Зиновьев был представителем этой, своей, рожденной революцией страны, которая так и задумывалась революционным народом, представителем которого был и Зиновьев.

В конце 60-х годов вице-президент АН П.Федосеев предлагает ему написать «марксистско-ленинскую» статью для журнала «Коммунист» с перспективой очень заманчивого «пакета» — избрание членом-корреспондентом Академии наук. Если бы он это сделал, т.е. написал бы не по-зиновьевски, а по-федосеевски (или так, как нужно было Федосееву, т.е. той системе, которую он представлял), он уже не был бы Зиновьевым, а ему пришлось бы становиться тем, кем был Федосеев. Тоже, кстати, как и Зиновьев, выходец из русской деревни, но совсем с другим человеческим ресурсом, с другой поведенческой стратегией, с другими ценностями, но зато (или даже за то!) и блестящей, успешной карьерой: в 38 лет член-корреспондент АН, в 52—академик, член ЦК КПСС с 1961 года, Герой Социалистического Труда (1978), лауреат Ленинской премии (1983).

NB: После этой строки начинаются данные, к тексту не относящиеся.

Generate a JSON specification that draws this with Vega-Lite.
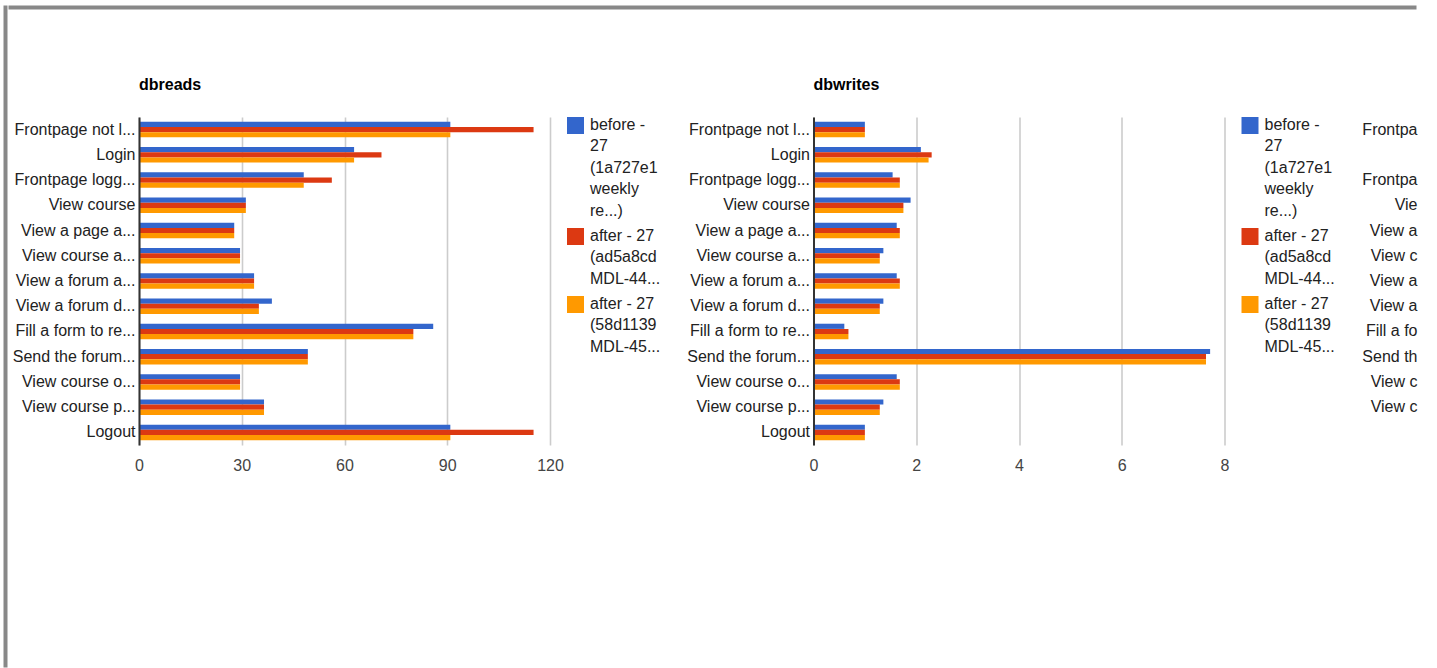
{
  "$schema": "https://vega.github.io/schema/vega-lite/v6.json",
  "background": "#ffffff",
  "padding": {"left": 3, "top": 5, "right": 0, "bottom": 0},
  "config": {
    "font": "Liberation Sans",
    "view": {"stroke": null},
    "axis": {"ticks": false, "tickSize": 0, "labelFontSize": 16, "labelFont": "Liberation Sans"},
    "axisX": {"domain": false, "grid": true, "gridColor": "#cccccc", "gridWidth": 1.6, "labelColor": "#444444", "labelPadding": 12, "labelFlush": false},
    "legend": {"orient": "right", "offset": 17, "symbolType": "square", "symbolSize": 289, "symbolStrokeWidth": 0, "symbolOpacity": 1, "labelFontSize": 16, "labelFont": "Liberation Sans", "labelColor": "#222222", "labelOffset": 6, "labelBaseline": "line-top", "rowPadding": 8, "padding": 0, "labelLimit": 200},
    "title": {"anchor": "start", "frame": "group", "fontSize": 16, "fontWeight": "bold", "color": "#000000", "offset": 24, "baseline": "alphabetic", "font": "Liberation Sans"}
  },
  "datasets": {
    "tasks": [
      {"task": "Frontpage not l..."}, {"task": "Login"}, {"task": "Frontpage logg..."}, {"task": "View course"},
      {"task": "View a page a..."}, {"task": "View course a..."}, {"task": "View a forum a..."}, {"task": "View a forum d..."},
      {"task": "Fill a form to re..."}, {"task": "Send the forum..."}, {"task": "View course o..."}, {"task": "View course p..."}, {"task": "Logout"}
    ],
    "dbreads": [
      {"task": "Frontpage not l...", "series": "before - 27 (1a727e1 weekly re...)", "value": 90.9},
      {"task": "Frontpage not l...", "series": "after - 27 (ad5a8cd MDL-44...)", "value": 115.2},
      {"task": "Frontpage not l...", "series": "after - 27 (58d1139 MDL-45...)", "value": 90.9},
      {"task": "Login", "series": "before - 27 (1a727e1 weekly re...)", "value": 62.8},
      {"task": "Login", "series": "after - 27 (ad5a8cd MDL-44...)", "value": 70.8},
      {"task": "Login", "series": "after - 27 (58d1139 MDL-45...)", "value": 62.8},
      {"task": "Frontpage logg...", "series": "before - 27 (1a727e1 weekly re...)", "value": 48.1},
      {"task": "Frontpage logg...", "series": "after - 27 (ad5a8cd MDL-44...)", "value": 56.3},
      {"task": "Frontpage logg...", "series": "after - 27 (58d1139 MDL-45...)", "value": 48.1},
      {"task": "View course", "series": "before - 27 (1a727e1 weekly re...)", "value": 31.2},
      {"task": "View course", "series": "after - 27 (ad5a8cd MDL-44...)", "value": 31.2},
      {"task": "View course", "series": "after - 27 (58d1139 MDL-45...)", "value": 31.2},
      {"task": "View a page a...", "series": "before - 27 (1a727e1 weekly re...)", "value": 27.8},
      {"task": "View a page a...", "series": "after - 27 (ad5a8cd MDL-44...)", "value": 27.8},
      {"task": "View a page a...", "series": "after - 27 (58d1139 MDL-45...)", "value": 27.8},
      {"task": "View course a...", "series": "before - 27 (1a727e1 weekly re...)", "value": 29.5},
      {"task": "View course a...", "series": "after - 27 (ad5a8cd MDL-44...)", "value": 29.5},
      {"task": "View course a...", "series": "after - 27 (58d1139 MDL-45...)", "value": 29.5},
      {"task": "View a forum a...", "series": "before - 27 (1a727e1 weekly re...)", "value": 33.6},
      {"task": "View a forum a...", "series": "after - 27 (ad5a8cd MDL-44...)", "value": 33.6},
      {"task": "View a forum a...", "series": "after - 27 (58d1139 MDL-45...)", "value": 33.6},
      {"task": "View a forum d...", "series": "before - 27 (1a727e1 weekly re...)", "value": 38.8},
      {"task": "View a forum d...", "series": "after - 27 (ad5a8cd MDL-44...)", "value": 35.0},
      {"task": "View a forum d...", "series": "after - 27 (58d1139 MDL-45...)", "value": 35.0},
      {"task": "Fill a form to re...", "series": "before - 27 (1a727e1 weekly re...)", "value": 85.9},
      {"task": "Fill a form to re...", "series": "after - 27 (ad5a8cd MDL-44...)", "value": 80.1},
      {"task": "Fill a form to re...", "series": "after - 27 (58d1139 MDL-45...)", "value": 80.1},
      {"task": "Send the forum...", "series": "before - 27 (1a727e1 weekly re...)", "value": 49.3},
      {"task": "Send the forum...", "series": "after - 27 (ad5a8cd MDL-44...)", "value": 49.3},
      {"task": "Send the forum...", "series": "after - 27 (58d1139 MDL-45...)", "value": 49.3},
      {"task": "View course o...", "series": "before - 27 (1a727e1 weekly re...)", "value": 29.5},
      {"task": "View course o...", "series": "after - 27 (ad5a8cd MDL-44...)", "value": 29.5},
      {"task": "View course o...", "series": "after - 27 (58d1139 MDL-45...)", "value": 29.5},
      {"task": "View course p...", "series": "before - 27 (1a727e1 weekly re...)", "value": 36.5},
      {"task": "View course p...", "series": "after - 27 (ad5a8cd MDL-44...)", "value": 36.5},
      {"task": "View course p...", "series": "after - 27 (58d1139 MDL-45...)", "value": 36.5},
      {"task": "Logout", "series": "before - 27 (1a727e1 weekly re...)", "value": 90.9},
      {"task": "Logout", "series": "after - 27 (ad5a8cd MDL-44...)", "value": 115.2},
      {"task": "Logout", "series": "after - 27 (58d1139 MDL-45...)", "value": 90.9}
    ],
    "dbwrites": [
      {"task": "Frontpage not l...", "series": "before - 27 (1a727e1 weekly re...)", "value": 1.0},
      {"task": "Frontpage not l...", "series": "after - 27 (ad5a8cd MDL-44...)", "value": 1.0},
      {"task": "Frontpage not l...", "series": "after - 27 (58d1139 MDL-45...)", "value": 1.0},
      {"task": "Login", "series": "before - 27 (1a727e1 weekly re...)", "value": 2.09},
      {"task": "Login", "series": "after - 27 (ad5a8cd MDL-44...)", "value": 2.3},
      {"task": "Login", "series": "after - 27 (58d1139 MDL-45...)", "value": 2.24},
      {"task": "Frontpage logg...", "series": "before - 27 (1a727e1 weekly re...)", "value": 1.54},
      {"task": "Frontpage logg...", "series": "after - 27 (ad5a8cd MDL-44...)", "value": 1.68},
      {"task": "Frontpage logg...", "series": "after - 27 (58d1139 MDL-45...)", "value": 1.68},
      {"task": "View course", "series": "before - 27 (1a727e1 weekly re...)", "value": 1.89},
      {"task": "View course", "series": "after - 27 (ad5a8cd MDL-44...)", "value": 1.75},
      {"task": "View course", "series": "after - 27 (58d1139 MDL-45...)", "value": 1.75},
      {"task": "View a page a...", "series": "before - 27 (1a727e1 weekly re...)", "value": 1.62},
      {"task": "View a page a...", "series": "after - 27 (ad5a8cd MDL-44...)", "value": 1.68},
      {"task": "View a page a...", "series": "after - 27 (58d1139 MDL-45...)", "value": 1.68},
      {"task": "View course a...", "series": "before - 27 (1a727e1 weekly re...)", "value": 1.36},
      {"task": "View course a...", "series": "after - 27 (ad5a8cd MDL-44...)", "value": 1.29},
      {"task": "View course a...", "series": "after - 27 (58d1139 MDL-45...)", "value": 1.29},
      {"task": "View a forum a...", "series": "before - 27 (1a727e1 weekly re...)", "value": 1.62},
      {"task": "View a forum a...", "series": "after - 27 (ad5a8cd MDL-44...)", "value": 1.68},
      {"task": "View a forum a...", "series": "after - 27 (58d1139 MDL-45...)", "value": 1.68},
      {"task": "View a forum d...", "series": "before - 27 (1a727e1 weekly re...)", "value": 1.36},
      {"task": "View a forum d...", "series": "after - 27 (ad5a8cd MDL-44...)", "value": 1.29},
      {"task": "View a forum d...", "series": "after - 27 (58d1139 MDL-45...)", "value": 1.29},
      {"task": "Fill a form to re...", "series": "before - 27 (1a727e1 weekly re...)", "value": 0.6},
      {"task": "Fill a form to re...", "series": "after - 27 (ad5a8cd MDL-44...)", "value": 0.68},
      {"task": "Fill a form to re...", "series": "after - 27 (58d1139 MDL-45...)", "value": 0.68},
      {"task": "Send the forum...", "series": "before - 27 (1a727e1 weekly re...)", "value": 7.72},
      {"task": "Send the forum...", "series": "after - 27 (ad5a8cd MDL-44...)", "value": 7.64},
      {"task": "Send the forum...", "series": "after - 27 (58d1139 MDL-45...)", "value": 7.64},
      {"task": "View course o...", "series": "before - 27 (1a727e1 weekly re...)", "value": 1.62},
      {"task": "View course o...", "series": "after - 27 (ad5a8cd MDL-44...)", "value": 1.68},
      {"task": "View course o...", "series": "after - 27 (58d1139 MDL-45...)", "value": 1.68},
      {"task": "View course p...", "series": "before - 27 (1a727e1 weekly re...)", "value": 1.36},
      {"task": "View course p...", "series": "after - 27 (ad5a8cd MDL-44...)", "value": 1.29},
      {"task": "View course p...", "series": "after - 27 (58d1139 MDL-45...)", "value": 1.29},
      {"task": "Logout", "series": "before - 27 (1a727e1 weekly re...)", "value": 1.0},
      {"task": "Logout", "series": "after - 27 (ad5a8cd MDL-44...)", "value": 1.0},
      {"task": "Logout", "series": "after - 27 (58d1139 MDL-45...)", "value": 1.0}
    ]
  },
  "spacing": 0,
  "hconcat": [
    {
      "data": {"values": []},
      "mark": {"type": "point", "opacity": 0},
      "encoding": {},
      "width": 1, "height": 659,
      "view": {"fill": "#888888", "stroke": "#888888", "strokeWidth": 3}
    },
    {
      "spacing": 67,
      "vconcat": [
        {
          "data": {"values": []},
          "mark": {"type": "point", "opacity": 0},
          "encoding": {},
          "width": 1405, "height": 1,
          "view": {"fill": "#888888", "stroke": "#888888", "strokeWidth": 3}
        },
        {
          "spacing": 0,
          "hconcat": [
            {
              "data": {"values": []},
              "mark": {"type": "point", "opacity": 0},
              "encoding": {},
              "width": 1.3, "height": 1,
              "view": {"fill": "#ffffff", "stroke": null}
            },
            {
              "spacing": 25.5,
              "resolve": {"scale": {"color": "independent", "x": "independent", "y": "independent", "yOffset": "independent"}, "legend": {"color": "independent"}},
              "hconcat": [
                {
                  "title": {"text": "dbreads"},
                  "data": {"name": "dbreads"},
                  "width": 411, "height": 328,
                  "mark": {"type": "bar"},
                  "encoding": {
                    "y": {"field": "task", "type": "nominal", "sort": null, "scale": {"paddingInner": 0.386, "paddingOuter": 0.193},
                          "axis": {"title": null, "domain": true, "domainColor": "#333333", "domainWidth": 2, "labelColor": "#222222", "labelPadding": 4, "zindex": 1}},
                    "yOffset": {"field": "series", "type": "nominal", "sort": ["before - 27 (1a727e1 weekly re...)", "after - 27 (ad5a8cd MDL-44...)", "after - 27 (58d1139 MDL-45...)"], "scale": {"paddingInner": 0, "paddingOuter": 0}},
                    "x": {"field": "value", "type": "quantitative", "scale": {"domain": [0, 120], "nice": false},
                          "axis": {"title": null, "values": [0, 30, 60, 90, 120]}},
                    "color": {"field": "series", "type": "nominal",
                              "scale": {"domain": ["before - 27 (1a727e1 weekly re...)", "after - 27 (ad5a8cd MDL-44...)", "after - 27 (58d1139 MDL-45...)"], "range": ["#3366cc", "#dc3912", "#ff9900"]},
                              "legend": {"title": null,
                                         "labelExpr": "datum.label == 'before - 27 (1a727e1 weekly re...)' ? ['before -', '27', '(1a727e1', 'weekly', 're...)'] : datum.label == 'after - 27 (ad5a8cd MDL-44...)' ? ['after - 27', '(ad5a8cd', 'MDL-44...'] : ['after - 27', '(58d1139', 'MDL-45...']",
                                         "encoding": {"labels": {"lineHeight": {"value": 21.5}, "dy": {"value": -10.75}}}}}
                  }
                },
                {
                  "title": {"text": "dbwrites"},
                  "data": {"name": "dbwrites"},
                  "width": 411, "height": 328,
                  "mark": {"type": "bar"},
                  "encoding": {
                    "y": {"field": "task", "type": "nominal", "sort": null, "scale": {"paddingInner": 0.386, "paddingOuter": 0.193},
                          "axis": {"title": null, "domain": true, "domainColor": "#333333", "domainWidth": 2, "labelColor": "#222222", "labelPadding": 4, "zindex": 1}},
                    "yOffset": {"field": "series", "type": "nominal", "sort": ["before - 27 (1a727e1 weekly re...)", "after - 27 (ad5a8cd MDL-44...)", "after - 27 (58d1139 MDL-45...)"], "scale": {"paddingInner": 0, "paddingOuter": 0}},
                    "x": {"field": "value", "type": "quantitative", "scale": {"domain": [0, 8], "nice": false},
                          "axis": {"title": null, "values": [0, 2, 4, 6, 8]}},
                    "color": {"field": "series", "type": "nominal",
                              "scale": {"domain": ["before - 27 (1a727e1 weekly re...)", "after - 27 (ad5a8cd MDL-44...)", "after - 27 (58d1139 MDL-45...)"], "range": ["#3366cc", "#dc3912", "#ff9900"]},
                              "legend": {"title": null,
                                         "labelExpr": "datum.label == 'before - 27 (1a727e1 weekly re...)' ? ['before -', '27', '(1a727e1', 'weekly', 're...)'] : datum.label == 'after - 27 (ad5a8cd MDL-44...)' ? ['after - 27', '(ad5a8cd', 'MDL-44...'] : ['after - 27', '(58d1139', 'MDL-45...']",
                                         "encoding": {"labels": {"lineHeight": {"value": 21.5}, "dy": {"value": -10.75}}}}}
                  }
                },
                {
                  "title": {"text": " "},
                  "data": {"name": "tasks"},
                  "width": 1, "height": 328,
                  "mark": {"type": "rule", "opacity": 0},
                  "encoding": {
                    "y": {"field": "task", "type": "nominal", "sort": null, "scale": {"paddingInner": 0.386, "paddingOuter": 0.193},
                          "axis": {"title": null, "domain": false, "labelColor": "#222222", "labelPadding": 4,
                                   "labelExpr": "['Frontpa', '', 'Frontpa', 'Vie', 'View a', 'View c', 'View a', 'View a', 'Fill a fo', 'Send th', 'View c', 'View c', ''][indexof(['Frontpage not l...', 'Login', 'Frontpage logg...', 'View course', 'View a page a...', 'View course a...', 'View a forum a...', 'View a forum d...', 'Fill a form to re...', 'Send the forum...', 'View course o...', 'View course p...', 'Logout'], datum.value)]"}}
                  }
                }
              ]
            }
          ]
        }
      ]
    }
  ]
}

Но кто сейчас вспомнит этого человека — заурядного советского чиновника и карьериста на «философском фронте», которому, кроме «пакетов», ничего в жизни было не нужно.

Так происходил отрицательный отбор, формирование руководящих кадров, так сказать, «элиты». До чего эти люди довели СССР, мы знаем.

Но если глина становится камнем, что с ней делать гончару? Пример Зиновьева говорил всем: не будьте глиной, не позволяйте лепить из себя то, что вам не нравится! Для тоталитарного мира даже это было уже вызовом. Новое столкновение с системой было неизбежно. Зиновьев словно возвращался в свою юность конца 30-х годов.

Зиновьев стал невыездным, не выпускали даже в Польшу (видимо, учитывались аналитические записки КГБ о его высказываниях в неформальной обстановке). Последовали и другие оргвыводы. Осенью 1968 года его уволили с должности завкафедрой логики МГУ. Когда журнал «Вопросы философии» перестал печатать его работы, он вышел из состава редколлегии.